Oxidative damage assay
The neuroprotective effect of free curcumin and curcumin-loaded PCL and MPEG-PCL nanoparticles was also analyzed by t-BHP-based MTT assay. To evaluate the effect of t-BHP in U251 cells, four different concentrations were tested, with three times the incubation, to select the appropriate insult concentration and incubation period. Oxidative damage (insult) was induced with t-BHP (3 h, 1 mM) in U-251 cells. After induction of oxidative damage, cells were treated with different concentrations of free curcumin or equivalent amounts of curcumin loaded in PCL and MPEG-PCL nanoparticles. Quercetin (10 µM) was used as a positive control for neuroprotective effect against t-BHP insult. Cell viability was analyzed by the MTT assay.
Cellular uptake of nanoparticles
To investigate cellular uptake of these nanoparticles, U251 cells were seeded in 24-well microplates and allowed to attach and grow. After 24 h, cells were incubated with 0.5 mL of free curcumin or curcumin-loaded PCL and MPEG-PCL nanoparticles for different time periods (2, 4, and 24 h). Cells were washed with PBS and fixed with paraformaldehyde. After fixation, the cells were incubated with Hoechst 33 342 for nuclei staining and analyzed under a fluorescent microscope (Olympus IX71).
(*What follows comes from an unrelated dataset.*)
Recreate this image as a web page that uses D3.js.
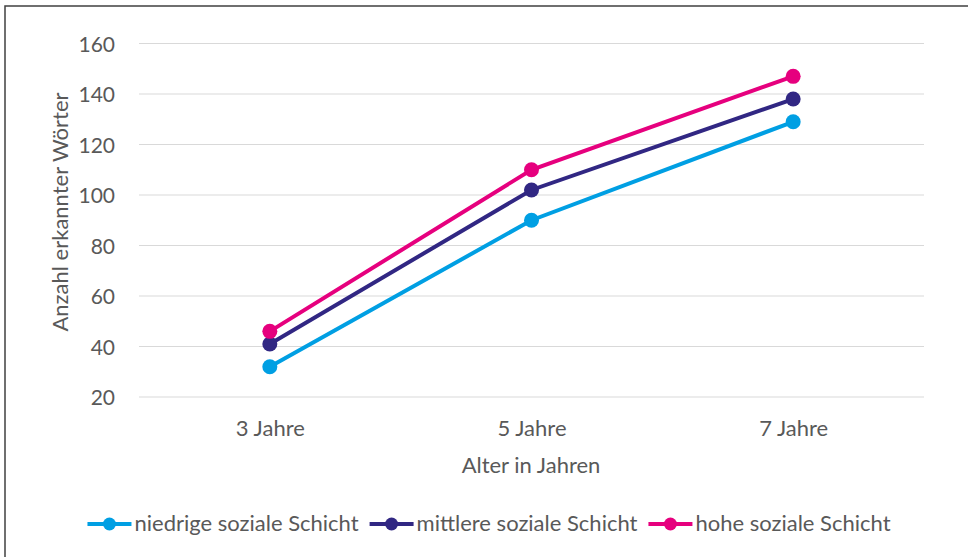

In vivo distribution of nanoparticles in zebra fish embryos
The in vivo distribution of nanoparticles was assessed via zebra fish embryo toxicity (ZET) testing. For zebra fish egg production, a male-biased sex : ratio group of parental individuals was housed in a cage with a net bottom covered with glass marbles within a 30-L aquarium under controlled physicochemical conditions (photoperiod of 14 : 10 h, light : dark; temperature of 28 ± 1 °C). The breeding protocol was done according to Nasiadaka and Clark [25 ]. Two hours post-fertilization (hpf), zygotes were separated from the unviable eggs taking into account the absence of optical transparency in the former ones under with a stereomicroscope (Nikon Eclipse TS 100). The selected eggs were washed twice with autoclaved freshwater and randomly allocated into 24-well microplates for continuous waterborne incubation with free curcumin, and empty and curcumin-loaded MPEG-PCL and PCL nanoparticles, for 80 hpf. All embryos used in the experiments were derived from the same spawn of eggs, which presented a fertilization rate higher than 90 %. Ten embryos were incubated per well in a final volume of 2 mL. Each condition was tested in quadruplicate, including the control. The incubation media was renewed every 24 h and dead embryos were removed three times every 24 h to circumvent cross-contamination. Two different concentrations (0.25 and 1 µg/mL) were tested. To ensure the optimal incubation temperature of the zebra fish embryos, all the test conditions were preheated to 28 ± 1 °C. The embryonic development of zebra fish was followed until 80 hpf and recorded under a fluorescent microscope (Olympus IX71).
Statistical analysis
All parameters were statistically analyzed using the software GraphPad 5 (Prism). Data are expressed as the mean ± S. E. M. of the indicated number of experiments. Mean differences were statistically evaluated using the unpaired two-tailed Studentʼs t-test. A difference of p < 0.05 was considered significant.